* begin ENTRIES *

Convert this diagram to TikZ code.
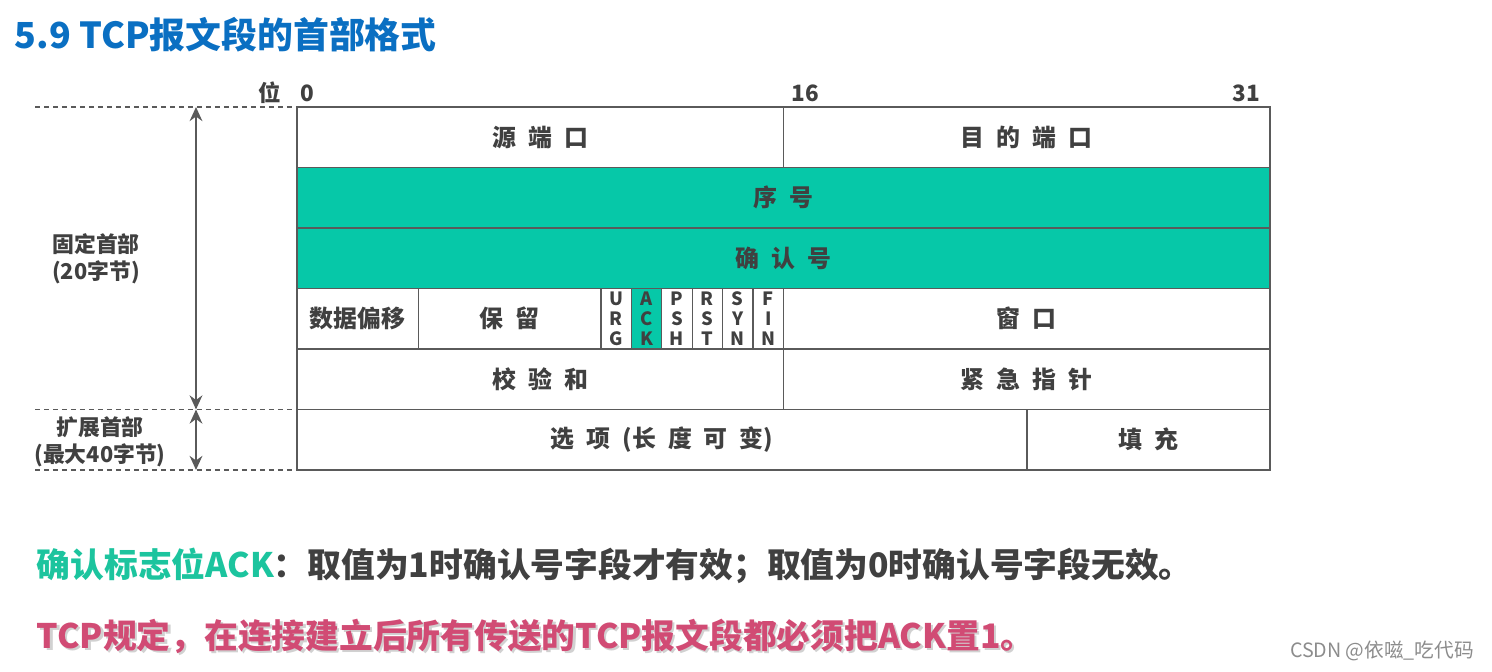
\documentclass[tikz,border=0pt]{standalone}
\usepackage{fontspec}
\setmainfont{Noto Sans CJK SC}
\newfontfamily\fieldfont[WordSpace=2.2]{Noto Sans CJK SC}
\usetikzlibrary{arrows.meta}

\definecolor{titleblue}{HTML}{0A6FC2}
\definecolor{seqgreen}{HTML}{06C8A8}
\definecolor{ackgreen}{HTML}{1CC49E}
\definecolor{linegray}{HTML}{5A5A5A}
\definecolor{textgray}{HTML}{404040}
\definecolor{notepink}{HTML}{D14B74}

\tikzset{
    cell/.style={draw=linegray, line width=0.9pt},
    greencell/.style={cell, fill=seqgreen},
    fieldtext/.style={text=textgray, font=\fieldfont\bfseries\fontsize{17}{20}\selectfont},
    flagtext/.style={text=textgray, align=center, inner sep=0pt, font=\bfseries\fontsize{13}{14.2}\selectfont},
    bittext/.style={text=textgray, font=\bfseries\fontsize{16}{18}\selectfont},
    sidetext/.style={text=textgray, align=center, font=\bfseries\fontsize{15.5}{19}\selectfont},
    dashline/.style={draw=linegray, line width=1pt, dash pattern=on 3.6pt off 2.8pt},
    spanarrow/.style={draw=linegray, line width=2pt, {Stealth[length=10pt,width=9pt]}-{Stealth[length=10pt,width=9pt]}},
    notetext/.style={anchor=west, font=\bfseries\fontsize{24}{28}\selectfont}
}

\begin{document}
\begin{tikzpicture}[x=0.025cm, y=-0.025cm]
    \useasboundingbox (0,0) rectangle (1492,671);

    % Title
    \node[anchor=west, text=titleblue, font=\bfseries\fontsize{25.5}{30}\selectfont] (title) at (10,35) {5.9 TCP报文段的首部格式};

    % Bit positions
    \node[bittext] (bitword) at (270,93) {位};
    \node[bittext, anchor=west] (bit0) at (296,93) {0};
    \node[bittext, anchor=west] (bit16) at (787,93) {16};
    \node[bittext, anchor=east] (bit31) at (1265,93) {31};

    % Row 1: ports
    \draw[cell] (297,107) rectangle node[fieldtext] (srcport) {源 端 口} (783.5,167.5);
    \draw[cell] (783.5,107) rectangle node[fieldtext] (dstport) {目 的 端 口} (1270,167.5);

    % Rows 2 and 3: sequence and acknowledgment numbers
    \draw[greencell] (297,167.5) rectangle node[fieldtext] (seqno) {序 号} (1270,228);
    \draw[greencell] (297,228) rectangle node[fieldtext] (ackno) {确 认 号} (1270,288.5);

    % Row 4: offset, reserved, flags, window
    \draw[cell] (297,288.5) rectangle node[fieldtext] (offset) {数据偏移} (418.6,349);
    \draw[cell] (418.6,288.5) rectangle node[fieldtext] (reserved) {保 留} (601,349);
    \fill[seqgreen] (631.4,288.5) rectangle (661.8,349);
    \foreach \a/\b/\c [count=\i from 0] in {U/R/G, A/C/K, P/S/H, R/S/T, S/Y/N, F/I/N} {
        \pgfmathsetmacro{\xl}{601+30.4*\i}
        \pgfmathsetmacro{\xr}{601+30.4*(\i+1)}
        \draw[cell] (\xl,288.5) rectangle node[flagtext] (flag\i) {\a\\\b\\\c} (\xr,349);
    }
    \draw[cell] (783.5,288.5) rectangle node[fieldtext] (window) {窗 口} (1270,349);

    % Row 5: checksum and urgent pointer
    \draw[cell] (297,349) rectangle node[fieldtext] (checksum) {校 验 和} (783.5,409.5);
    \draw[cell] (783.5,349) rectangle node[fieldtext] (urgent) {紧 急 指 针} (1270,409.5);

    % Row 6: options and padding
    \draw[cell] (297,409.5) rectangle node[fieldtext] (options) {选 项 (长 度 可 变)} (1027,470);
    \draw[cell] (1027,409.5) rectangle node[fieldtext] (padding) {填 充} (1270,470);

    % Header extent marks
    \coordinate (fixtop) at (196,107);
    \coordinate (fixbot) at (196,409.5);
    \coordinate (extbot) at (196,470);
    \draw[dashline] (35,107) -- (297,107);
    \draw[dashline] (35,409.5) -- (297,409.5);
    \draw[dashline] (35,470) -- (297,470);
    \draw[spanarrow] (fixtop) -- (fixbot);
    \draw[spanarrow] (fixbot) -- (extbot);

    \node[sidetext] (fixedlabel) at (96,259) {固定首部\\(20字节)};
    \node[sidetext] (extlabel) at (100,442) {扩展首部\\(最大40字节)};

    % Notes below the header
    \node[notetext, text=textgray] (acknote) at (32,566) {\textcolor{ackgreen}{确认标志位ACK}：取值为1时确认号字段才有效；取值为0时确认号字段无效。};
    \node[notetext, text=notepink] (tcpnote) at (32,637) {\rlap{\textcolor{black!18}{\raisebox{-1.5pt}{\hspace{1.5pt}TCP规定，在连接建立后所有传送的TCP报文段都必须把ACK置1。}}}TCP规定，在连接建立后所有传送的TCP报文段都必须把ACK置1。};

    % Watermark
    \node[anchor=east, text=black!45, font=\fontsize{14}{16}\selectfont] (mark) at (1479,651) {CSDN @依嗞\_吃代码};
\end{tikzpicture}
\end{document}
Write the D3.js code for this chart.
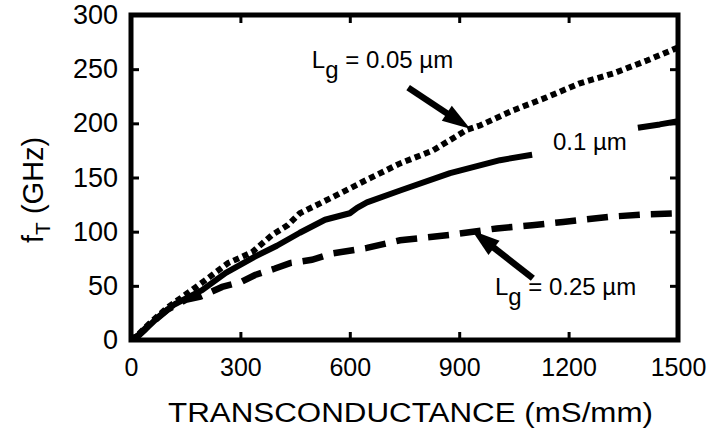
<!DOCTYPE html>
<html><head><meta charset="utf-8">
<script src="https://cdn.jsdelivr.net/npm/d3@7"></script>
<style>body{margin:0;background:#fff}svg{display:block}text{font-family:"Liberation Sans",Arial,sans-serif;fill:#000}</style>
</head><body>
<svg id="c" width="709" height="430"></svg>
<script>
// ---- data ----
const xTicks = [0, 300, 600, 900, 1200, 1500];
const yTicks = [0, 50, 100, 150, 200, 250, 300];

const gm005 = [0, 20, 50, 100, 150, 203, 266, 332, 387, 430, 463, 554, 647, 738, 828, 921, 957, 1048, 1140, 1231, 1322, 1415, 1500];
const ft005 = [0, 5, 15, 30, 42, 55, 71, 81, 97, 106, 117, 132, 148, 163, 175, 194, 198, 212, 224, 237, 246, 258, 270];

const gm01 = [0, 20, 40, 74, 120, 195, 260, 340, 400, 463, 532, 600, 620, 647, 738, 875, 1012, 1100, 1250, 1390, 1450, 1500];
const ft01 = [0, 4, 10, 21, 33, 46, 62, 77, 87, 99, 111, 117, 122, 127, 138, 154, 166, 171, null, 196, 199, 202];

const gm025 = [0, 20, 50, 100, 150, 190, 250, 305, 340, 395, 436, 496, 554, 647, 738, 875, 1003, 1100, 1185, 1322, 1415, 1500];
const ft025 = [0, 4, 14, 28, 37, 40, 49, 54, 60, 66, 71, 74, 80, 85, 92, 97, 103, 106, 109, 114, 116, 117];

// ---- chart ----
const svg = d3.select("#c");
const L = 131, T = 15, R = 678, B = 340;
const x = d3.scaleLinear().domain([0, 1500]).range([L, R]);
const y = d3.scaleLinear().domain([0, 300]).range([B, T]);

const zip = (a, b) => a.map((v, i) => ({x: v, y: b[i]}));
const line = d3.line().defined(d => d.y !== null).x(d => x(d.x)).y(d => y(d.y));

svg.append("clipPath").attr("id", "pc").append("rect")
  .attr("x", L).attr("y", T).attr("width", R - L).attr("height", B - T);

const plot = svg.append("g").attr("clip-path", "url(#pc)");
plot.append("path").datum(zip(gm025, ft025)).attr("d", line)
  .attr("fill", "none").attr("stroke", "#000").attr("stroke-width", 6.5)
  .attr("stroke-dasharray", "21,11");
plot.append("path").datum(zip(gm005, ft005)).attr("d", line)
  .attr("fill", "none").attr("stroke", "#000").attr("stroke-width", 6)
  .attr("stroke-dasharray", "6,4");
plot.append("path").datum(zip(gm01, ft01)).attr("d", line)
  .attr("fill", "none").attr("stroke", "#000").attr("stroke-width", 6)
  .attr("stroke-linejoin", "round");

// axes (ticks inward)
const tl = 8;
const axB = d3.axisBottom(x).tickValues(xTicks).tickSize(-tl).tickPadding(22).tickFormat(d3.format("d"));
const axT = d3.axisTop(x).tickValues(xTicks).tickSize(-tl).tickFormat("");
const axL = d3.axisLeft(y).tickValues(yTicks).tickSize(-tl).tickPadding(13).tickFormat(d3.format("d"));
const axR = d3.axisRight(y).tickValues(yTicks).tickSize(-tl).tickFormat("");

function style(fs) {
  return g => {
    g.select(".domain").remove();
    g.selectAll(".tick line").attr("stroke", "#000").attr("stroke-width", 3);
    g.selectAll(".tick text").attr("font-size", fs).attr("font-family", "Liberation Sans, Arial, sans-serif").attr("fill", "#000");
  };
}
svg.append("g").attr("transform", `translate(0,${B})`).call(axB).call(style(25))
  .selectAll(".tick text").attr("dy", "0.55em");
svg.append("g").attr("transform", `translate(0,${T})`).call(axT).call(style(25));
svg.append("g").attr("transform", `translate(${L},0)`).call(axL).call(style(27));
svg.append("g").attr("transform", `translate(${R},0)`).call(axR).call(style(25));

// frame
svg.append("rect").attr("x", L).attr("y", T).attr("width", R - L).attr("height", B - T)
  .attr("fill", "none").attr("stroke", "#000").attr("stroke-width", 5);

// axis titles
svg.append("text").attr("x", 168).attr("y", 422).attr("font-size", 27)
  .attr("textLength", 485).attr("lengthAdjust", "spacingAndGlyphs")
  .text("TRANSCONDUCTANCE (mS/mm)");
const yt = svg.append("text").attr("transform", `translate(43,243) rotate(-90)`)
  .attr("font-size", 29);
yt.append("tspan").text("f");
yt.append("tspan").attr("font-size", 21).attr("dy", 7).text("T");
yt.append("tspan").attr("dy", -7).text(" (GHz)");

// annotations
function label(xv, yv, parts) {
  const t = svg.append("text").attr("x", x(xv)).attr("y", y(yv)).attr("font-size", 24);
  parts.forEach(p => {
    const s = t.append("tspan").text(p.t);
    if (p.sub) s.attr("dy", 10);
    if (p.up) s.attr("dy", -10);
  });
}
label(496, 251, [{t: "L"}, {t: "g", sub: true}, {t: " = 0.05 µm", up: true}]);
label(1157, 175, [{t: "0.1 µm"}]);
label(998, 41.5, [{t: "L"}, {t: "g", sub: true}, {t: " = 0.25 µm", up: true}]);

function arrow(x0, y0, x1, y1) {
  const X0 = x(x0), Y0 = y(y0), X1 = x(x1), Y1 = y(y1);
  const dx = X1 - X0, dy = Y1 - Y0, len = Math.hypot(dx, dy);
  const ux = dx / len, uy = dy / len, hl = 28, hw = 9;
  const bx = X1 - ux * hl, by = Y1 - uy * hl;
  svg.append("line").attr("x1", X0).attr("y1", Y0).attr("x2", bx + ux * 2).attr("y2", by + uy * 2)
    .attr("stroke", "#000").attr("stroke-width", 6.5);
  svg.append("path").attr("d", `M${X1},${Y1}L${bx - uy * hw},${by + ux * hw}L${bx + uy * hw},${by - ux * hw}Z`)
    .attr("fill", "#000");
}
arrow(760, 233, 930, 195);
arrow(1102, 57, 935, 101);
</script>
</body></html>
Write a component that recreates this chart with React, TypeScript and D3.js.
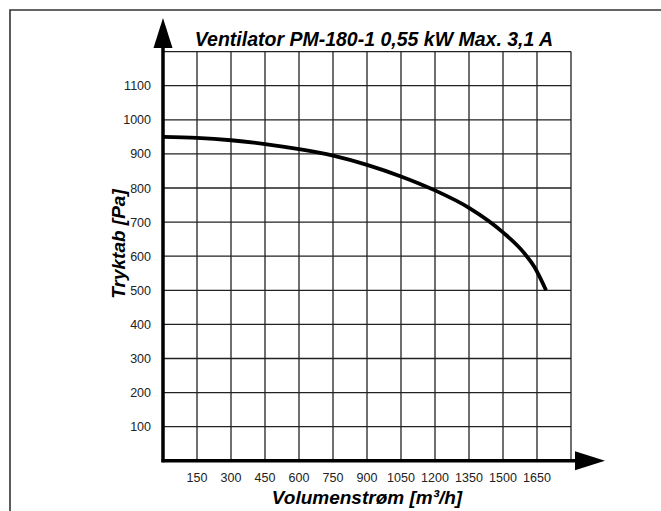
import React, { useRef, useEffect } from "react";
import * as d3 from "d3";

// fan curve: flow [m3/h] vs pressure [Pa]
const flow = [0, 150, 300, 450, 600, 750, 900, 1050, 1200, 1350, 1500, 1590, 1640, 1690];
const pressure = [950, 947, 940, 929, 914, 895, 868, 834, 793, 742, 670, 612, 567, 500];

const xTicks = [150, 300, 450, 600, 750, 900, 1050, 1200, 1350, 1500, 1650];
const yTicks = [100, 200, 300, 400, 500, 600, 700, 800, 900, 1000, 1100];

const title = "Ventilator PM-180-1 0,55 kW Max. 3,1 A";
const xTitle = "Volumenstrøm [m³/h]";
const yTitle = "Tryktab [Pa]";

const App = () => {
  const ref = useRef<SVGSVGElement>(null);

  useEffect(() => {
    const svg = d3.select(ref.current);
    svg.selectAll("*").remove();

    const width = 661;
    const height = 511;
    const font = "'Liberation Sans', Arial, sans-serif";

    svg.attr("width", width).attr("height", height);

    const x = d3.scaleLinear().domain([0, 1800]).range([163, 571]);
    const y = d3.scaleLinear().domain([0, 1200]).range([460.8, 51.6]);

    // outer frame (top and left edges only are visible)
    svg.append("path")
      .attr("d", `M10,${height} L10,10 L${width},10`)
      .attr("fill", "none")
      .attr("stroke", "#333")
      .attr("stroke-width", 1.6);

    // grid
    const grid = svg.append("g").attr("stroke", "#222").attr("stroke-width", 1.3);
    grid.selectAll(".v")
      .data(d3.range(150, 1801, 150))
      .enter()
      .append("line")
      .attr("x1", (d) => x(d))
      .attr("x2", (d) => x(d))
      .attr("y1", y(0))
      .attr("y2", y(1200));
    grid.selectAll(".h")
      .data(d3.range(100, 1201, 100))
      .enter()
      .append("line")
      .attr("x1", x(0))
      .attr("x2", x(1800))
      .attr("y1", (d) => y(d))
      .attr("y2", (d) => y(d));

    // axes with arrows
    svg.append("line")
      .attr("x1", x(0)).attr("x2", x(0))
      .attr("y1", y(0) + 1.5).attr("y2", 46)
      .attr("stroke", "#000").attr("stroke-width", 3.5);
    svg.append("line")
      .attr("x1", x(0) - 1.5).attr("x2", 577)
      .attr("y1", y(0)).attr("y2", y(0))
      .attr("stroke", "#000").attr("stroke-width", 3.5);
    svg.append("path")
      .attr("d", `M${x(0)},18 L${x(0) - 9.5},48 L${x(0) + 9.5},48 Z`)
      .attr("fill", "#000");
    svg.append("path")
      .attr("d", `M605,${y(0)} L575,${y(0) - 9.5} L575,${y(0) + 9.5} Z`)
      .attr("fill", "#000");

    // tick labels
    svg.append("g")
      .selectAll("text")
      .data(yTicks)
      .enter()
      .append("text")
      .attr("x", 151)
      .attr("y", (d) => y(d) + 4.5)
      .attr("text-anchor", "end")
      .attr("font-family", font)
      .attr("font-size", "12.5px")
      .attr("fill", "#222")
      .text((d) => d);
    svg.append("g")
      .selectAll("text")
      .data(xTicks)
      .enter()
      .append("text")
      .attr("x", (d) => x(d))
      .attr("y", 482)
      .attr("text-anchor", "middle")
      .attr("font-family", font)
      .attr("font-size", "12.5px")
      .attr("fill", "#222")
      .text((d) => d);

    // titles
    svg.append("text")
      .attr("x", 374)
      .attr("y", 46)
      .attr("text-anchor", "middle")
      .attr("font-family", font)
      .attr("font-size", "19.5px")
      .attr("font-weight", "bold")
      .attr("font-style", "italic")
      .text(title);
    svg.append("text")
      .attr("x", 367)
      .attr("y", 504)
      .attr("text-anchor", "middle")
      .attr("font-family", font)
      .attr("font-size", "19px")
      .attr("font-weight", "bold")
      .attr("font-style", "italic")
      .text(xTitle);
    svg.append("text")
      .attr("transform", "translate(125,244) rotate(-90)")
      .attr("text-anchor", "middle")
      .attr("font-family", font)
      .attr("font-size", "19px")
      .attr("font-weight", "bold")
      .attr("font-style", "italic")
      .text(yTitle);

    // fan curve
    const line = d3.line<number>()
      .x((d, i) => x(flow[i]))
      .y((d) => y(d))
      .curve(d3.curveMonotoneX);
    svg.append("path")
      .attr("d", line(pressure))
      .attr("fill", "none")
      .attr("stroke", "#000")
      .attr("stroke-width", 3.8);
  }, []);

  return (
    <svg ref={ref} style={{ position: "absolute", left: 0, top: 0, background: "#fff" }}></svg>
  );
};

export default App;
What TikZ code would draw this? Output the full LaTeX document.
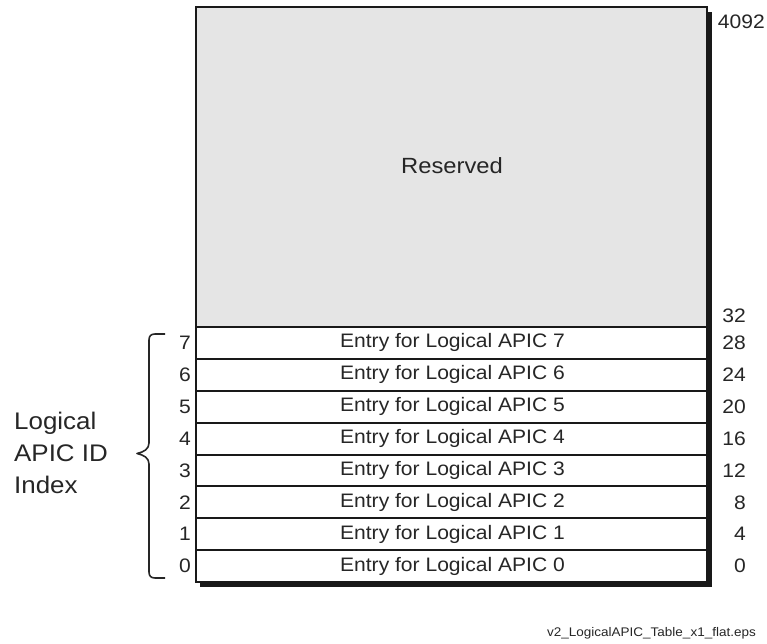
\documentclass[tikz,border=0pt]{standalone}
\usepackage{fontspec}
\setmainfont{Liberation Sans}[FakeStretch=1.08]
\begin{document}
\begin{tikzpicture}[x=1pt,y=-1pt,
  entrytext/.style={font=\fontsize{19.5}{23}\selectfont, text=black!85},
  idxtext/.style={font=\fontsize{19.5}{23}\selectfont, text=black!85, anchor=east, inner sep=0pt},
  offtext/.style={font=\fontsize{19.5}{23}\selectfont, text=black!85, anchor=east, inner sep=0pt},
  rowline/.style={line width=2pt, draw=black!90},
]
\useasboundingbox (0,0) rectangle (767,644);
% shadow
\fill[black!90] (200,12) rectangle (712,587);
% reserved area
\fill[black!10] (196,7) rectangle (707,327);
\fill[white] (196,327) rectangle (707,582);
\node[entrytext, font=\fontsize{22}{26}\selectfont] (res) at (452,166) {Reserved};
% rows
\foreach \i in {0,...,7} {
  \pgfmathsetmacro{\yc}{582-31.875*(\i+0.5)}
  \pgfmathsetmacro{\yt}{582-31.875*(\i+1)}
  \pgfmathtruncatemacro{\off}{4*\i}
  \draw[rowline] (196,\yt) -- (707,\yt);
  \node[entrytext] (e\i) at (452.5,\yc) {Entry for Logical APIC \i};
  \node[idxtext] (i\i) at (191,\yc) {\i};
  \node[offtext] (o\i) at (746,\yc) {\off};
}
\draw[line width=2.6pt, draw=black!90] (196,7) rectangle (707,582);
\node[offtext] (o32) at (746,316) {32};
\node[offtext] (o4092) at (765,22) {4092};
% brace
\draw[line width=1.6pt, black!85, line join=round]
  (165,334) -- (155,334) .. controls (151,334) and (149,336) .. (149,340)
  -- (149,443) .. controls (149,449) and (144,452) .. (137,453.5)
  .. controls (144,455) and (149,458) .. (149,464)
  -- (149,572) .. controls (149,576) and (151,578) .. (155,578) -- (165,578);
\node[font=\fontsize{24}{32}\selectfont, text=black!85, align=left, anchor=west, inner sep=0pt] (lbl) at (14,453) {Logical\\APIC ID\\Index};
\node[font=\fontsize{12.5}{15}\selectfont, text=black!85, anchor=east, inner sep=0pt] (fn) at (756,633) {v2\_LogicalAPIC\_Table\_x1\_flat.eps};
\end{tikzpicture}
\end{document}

* end ENTRIES *

→ **TASK STATEMENT**: With the pictures removed from your copy, retype the lines above from the one that contains "Write the D3.js code for this chart." through the one that contains "114, 116, 117];", exactly.

→ **RESPONSE BELOW**:
Write the D3.js code for this chart.
<!DOCTYPE html>
<html><head><meta charset="utf-8">
<script src="https://cdn.jsdelivr.net/npm/d3@7"></script>
<style>body{margin:0;background:#fff}svg{display:block}text{font-family:"Liberation Sans",Arial,sans-serif;fill:#000}</style>
</head><body>
<svg id="c" width="709" height="430"></svg>
<script>
// ---- data ----
const xTicks = [0, 300, 600, 900, 1200, 1500];
const yTicks = [0, 50, 100, 150, 200, 250, 300];

const gm005 = [0, 20, 50, 100, 150, 203, 266, 332, 387, 430, 463, 554, 647, 738, 828, 921, 957, 1048, 1140, 1231, 1322, 1415, 1500];
const ft005 = [0, 5, 15, 30, 42, 55, 71, 81, 97, 106, 117, 132, 148, 163, 175, 194, 198, 212, 224, 237, 246, 258, 270];

const gm01 = [0, 20, 40, 74, 120, 195, 260, 340, 400, 463, 532, 600, 620, 647, 738, 875, 1012, 1100, 1250, 1390, 1450, 1500];
const ft01 = [0, 4, 10, 21, 33, 46, 62, 77, 87, 99, 111, 117, 122, 127, 138, 154, 166, 171, null, 196, 199, 202];

const gm025 = [0, 20, 50, 100, 150, 190, 250, 305, 340, 395, 436, 496, 554, 647, 738, 875, 1003, 1100, 1185, 1322, 1415, 1500];
const ft025 = [0, 4, 14, 28, 37, 40, 49, 54, 60, 66, 71, 74, 80, 85, 92, 97, 103, 106, 109, 114, 116, 117];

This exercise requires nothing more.